Estas Cartografias Transatlânticas expandem o território cabo-verdiano para além das suas fronteiras físicas, desenhando uma geografia feita de ecos, afetos e sobrevivências. Um lugar onde a arte é linguagem de reencontro.
[1984, Cabo Verde]
Artista plástico e designer é mestre em Animação Gráfica, pelo BAU Centro Universitário de Artes e Desenho de Barcelona. Um traço claramente influenciado pela arte urbana, graffiti e arte visual contemporânea, que acompanhou a evolução do artista. Mais recentemente, usa muito a serigrafia combinada com a pintura. Em 2011, expõe pela primeira vez uma obra sua numa exposição coletiva, nomeadamente Freedom’s Exhumation. Inspirado pela obra de Orlando Pantera, apresentou, em 2022, a exposição Oxi dretu, manham mariádu, com curadoria de Maria de Brito Matias, na Galeria Movart, que atualmente o representa.
[1990, Chão Bom, Ilha de Santiago, Cabo Verde]

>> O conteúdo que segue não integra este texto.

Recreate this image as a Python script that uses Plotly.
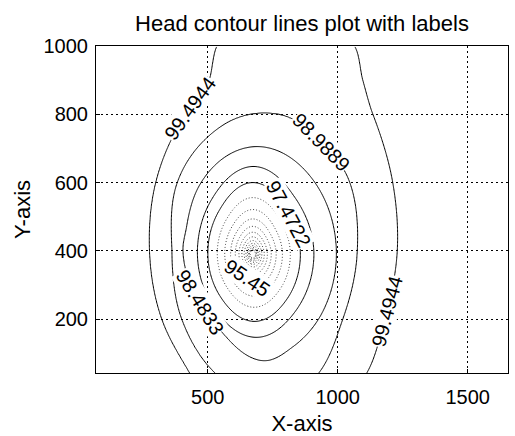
import numpy as np
import plotly.graph_objects as go

# Pumping well position (m)
WELL_X, WELL_Y = 673.0, 390.0

# Contour levels of the head (m): 19 evenly spaced values from 90.9 to 100
HEAD_MIN, HEAD_MAX, N_LEVELS = 90.9, 100.0, 19
STEP = (HEAD_MAX - HEAD_MIN) / (N_LEVELS - 1)

# Distance (m) from the well to each outer head contour, by direction (deg, 0 = +x)
ang_9949 = [1.0, 21.3, 41.6, 50.3, 57.3, 80.0, 102.7, 108.3, 122.2, 150.6, 178.6, 208.5, 235.1, 270.0, 321.6, 339.5]
rad_9949 = [556, 578, 618, 663, 725, 780, 625, 537, 484, 428, 397, 398, 424, 560, 560, 542]

ang_9899 = [1.4, 31.0, 51.0, 70.5, 84.6, 101.0, 113.4, 144.5, 178.2, 214.8, 247.2, 270.0, 290.0, 306.1, 331.2]
rad_9899 = [402, 429, 420, 424, 415, 401, 388, 358, 311, 333, 377, 420, 440, 431, 395]

ang_9848 = [1.75, 45.0, 88.7, 135.0, 162.3, 177.9, 214.5, 229.7, 244.6, 276.9, 300.0, 330.0]
rad_9848 = [322, 318, 315, 288, 267, 269, 247, 249, 259, 314, 312, 318]

ang_9798 = [2.4, 45.0, 90.0, 135.0, 177.3, 225.0, 274.0, 315.0]
rad_9798 = [235, 232, 257, 225, 213, 216, 244, 234]

ang_9747 = [3.0, 40.6, 90.0, 135.0, 176.7, 225.0, 272.0, 315.0]
rad_9747 = [183, 183, 210, 182, 173, 176, 197, 186]

OUTER_ANGLES = [ang_9949, ang_9899, ang_9848, ang_9798, ang_9747]
OUTER_RADII = [rad_9949, rad_9899, rad_9848, rad_9798, rad_9747]

# Head drop per unit log-distance inside the 97.4722 contour
INNER_SLOPE = 2.14

# Labelled contours: (level index counted down from 100, direction from the well in deg)
LABELS = [(1, 119.7), (2, 51.4), (5, 40.6), (9, 252.5), (3, 214.5), (1, 341.9)]

X_RANGE = [70, 1655]
Y_RANGE = [42, 1000]


def periodic_interp(ang, val, q):
    ang = np.asarray(ang, float)
    val = np.asarray(val, float)
    o = np.argsort(ang)
    a, v = ang[o], val[o]
    P = np.concatenate([a[-2:] - 360, a, a[:2] + 360])
    V = np.concatenate([v[-2:], v, v[:2]])
    m = np.zeros_like(V)
    m[1:-1] = (V[2:] - V[:-2]) / (P[2:] - P[:-2])
    q = np.mod(q, 360.0)
    i = np.clip(np.searchsorted(P, q, side='right') - 1, 1, len(P) - 3)
    h = P[i + 1] - P[i]
    t = (q - P[i]) / h
    h00 = 2 * t**3 - 3 * t**2 + 1
    h10 = t**3 - 2 * t**2 + t
    h01 = -2 * t**3 + 3 * t**2
    h11 = t**3 - t**2
    return h00 * V[i] + h10 * h * m[i] + h01 * V[i + 1] + h11 * h * m[i + 1]


def outer_log_radii(phi):
    lr = [periodic_interp(a, np.log(r), phi) for a, r in zip(OUTER_ANGLES, OUTER_RADII)]
    for k in range(1, len(lr)):
        lr[k] = np.minimum(lr[k], lr[k - 1] - 0.03)
    return lr


drops = [k * STEP for k in range(1, 6)]


def drawdown(x, y):
    dx = x - WELL_X
    dy = y - WELL_Y
    r = np.maximum(np.hypot(dx, dy), 1e-6)
    phi = np.degrees(np.arctan2(dy, dx))
    lnr = np.log(r)
    LR = outer_log_radii(phi)
    s = drops[0] * np.exp(-3 * (lnr - LR[0]))
    for k in range(4):
        band = (lnr <= LR[k]) & (lnr > LR[k + 1])
        frac = (LR[k] - lnr) / (LR[k] - LR[k + 1])
        s = np.where(band, drops[k] + (drops[k + 1] - drops[k]) * frac, s)
    inner = lnr <= LR[4]
    s = np.where(inner, drops[4] + INNER_SLOPE * (LR[4] - lnr), s)
    return np.minimum(s, HEAD_MAX - HEAD_MIN)


def contour_point(k, phi):
    LR = outer_log_radii(np.array([phi]))
    if k <= 5:
        lr = LR[k - 1][0]
    else:
        lr = LR[4][0] - (k * STEP - drops[4]) / INNER_SLOPE
    r = np.exp(lr)
    return WELL_X + r * np.cos(np.radians(phi)), WELL_Y + r * np.sin(np.radians(phi))


x = np.arange(X_RANGE[0], X_RANGE[1] + 1, 4.0)
y = np.arange(Y_RANGE[0], Y_RANGE[1] + 1, 4.0)
XX, YY = np.meshgrid(x, y)
head = HEAD_MAX - drawdown(XX, YY)

fig = go.Figure()
# inner, densely packed contours
fig.add_trace(go.Contour(
    x=x, y=y, z=head, showscale=False, hoverinfo='skip',
    contours=dict(start=HEAD_MAX - 17 * STEP, end=HEAD_MAX - 6 * STEP + 1e-9, size=STEP, coloring='none'),
    line=dict(color='#444444', width=1, dash='1px,2px', smoothing=1)))
# outer contours
fig.add_trace(go.Contour(
    x=x, y=y, z=head, showscale=False, hoverinfo='skip',
    contours=dict(start=HEAD_MAX - 5 * STEP, end=HEAD_MAX - STEP + 1e-9, size=STEP, coloring='none'),
    line=dict(color='black', width=1, smoothing=1)))

# plot-area size in px, to orient labels along the lines on screen
PW, PH = 412.0, 327.0
sx = PW / (X_RANGE[1] - X_RANGE[0])
sy = PH / (Y_RANGE[1] - Y_RANGE[0])
for k, phi in LABELS:
    lx, ly = contour_point(k, phi)
    ax_, ay_ = contour_point(k, phi - 1.0)
    bx_, by_ = contour_point(k, phi + 1.0)
    tx = (bx_ - ax_) * sx
    ty = -(by_ - ay_) * sy
    ang = np.degrees(np.arctan2(ty, tx))
    if ang > 90:
        ang -= 180
    elif ang <= -90:
        ang += 180
    level = HEAD_MAX - k * STEP
    fig.add_annotation(x=lx, y=ly, text=f"{level:.6g}", showarrow=False, textangle=float(ang),
                       font=dict(size=20, color='black', family='Liberation Sans, Arial, sans-serif'),
                       bgcolor='white', borderpad=0, xanchor='center', yanchor='middle')

font = dict(family='Liberation Sans, Arial, sans-serif', color='black')
fig.update_layout(
    width=515, height=436,
    margin=dict(l=96, r=7, t=46, b=63),
    paper_bgcolor='white', plot_bgcolor='white',
    showlegend=False,
    font=font,
    title=dict(text='Head contour lines plot with labels', font=dict(size=22, **font),
               x=0.5, xref='paper', xanchor='center', y=1 - 23 / 436, yanchor='middle'),
)
axis_common = dict(showline=True, mirror=True, linecolor='black', linewidth=1,
                   showgrid=True, gridcolor='black', gridwidth=1, griddash='2px,3px',
                   zeroline=False, ticks='inside', ticklen=4, tickcolor='black',
                   tickfont=dict(size=20, **font), automargin=False)
fig.update_xaxes(range=X_RANGE, tickvals=[500, 1000, 1500], ticklabelstandoff=6,
                 title=dict(text='X-axis', font=dict(size=22, **font), standoff=8), **axis_common)
fig.update_yaxes(range=Y_RANGE, tickvals=[200, 400, 600, 800, 1000], ticklabelstandoff=3,
                 title=dict(text='Y-axis', font=dict(size=22, **font), standoff=6), **axis_common)
fig.write_html("out.html")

É artista visual e investigadora colaboradora do CHAIA – Universidade de Évora, onde frequenta o Mestrado em Artes Visuais. A sua prática, enraizada na cerâmica e nas artes tradicionais cabo-verdianas, aborda temas como identidade, insularidade expandida, feminismo e auto-representação. Em 2009, viajou de bicicleta pelo sul da América Latina e viveu no Quilombo de Itamatatiua (Brasil), aprofundando técnicas cerâmicas afrodescendentes e o diálogo entre arte, oralidade e comunidade. Trabalha com cerâmica, têxteis e objetos encontrados, numa abordagem multitécnica centrada na natureza e no imaterial. Foi apoiada pela Fundação Calouste Gulbenkian em diversos projetos, destacando-se Kabelu na Kordon (2022), que explora tinturaria e tecelagem em diálogo com práticas culturais cabo-verdianas. Em 2023, apresentou Tchom Bom no Centro Cultural de Cabo Verde, em Lisboa. A sua obra contribui para uma reescrita plural da história da arte a partir de saberes frequentemente marginalizados.
[1985, Cabo Verde]
Artista plástico cabo-verdiano, formado em Artes Plásticas pela Escola Superior de Belas Artes de Lisboa. Na sua prática artística, o artista cria uma linguagem visual envolvente, combinando técnicas de desenho e pintura e explorando o contraste entre cores, luz e sombra. O artista estreou-se com exposições individuais e coletivas, no ano de 2023, com A negrura em mim mancha, no Centro Cultural do Mindelo e Mandinga – Uma paródia mal contada no Centro Cultural de Cabo Verde. Já efetuou diversas residências artísticas nos países de língua portuguesa, de entre as quais em Cabo Verde, Portugal e São Tomé e Príncipe.
[1981, Portugal]
Doutorado em Filosofia, pelo Royal College of Art de Londres. Participou de diversas exposições coletivas e individuais e recebeu variados prémios, de entre os quais, o mais recente, no âmbito de uma residência artística no CNAD – Centro Nacional de Arte, Artesanato e Design, em Cabo Verde (2022). Exposições mais recentes, incluem a individual Arkipélg, no CNAD (2023), e participações em exposições coletivas como ver no escuro, em Águeda, Portugal, e uma terna (e política) contemplação do que vive, no Museu Bienal de Cerveira. As suas obras refletem a sua contínua exploração e questionamento das dinâmicas culturais através da arte.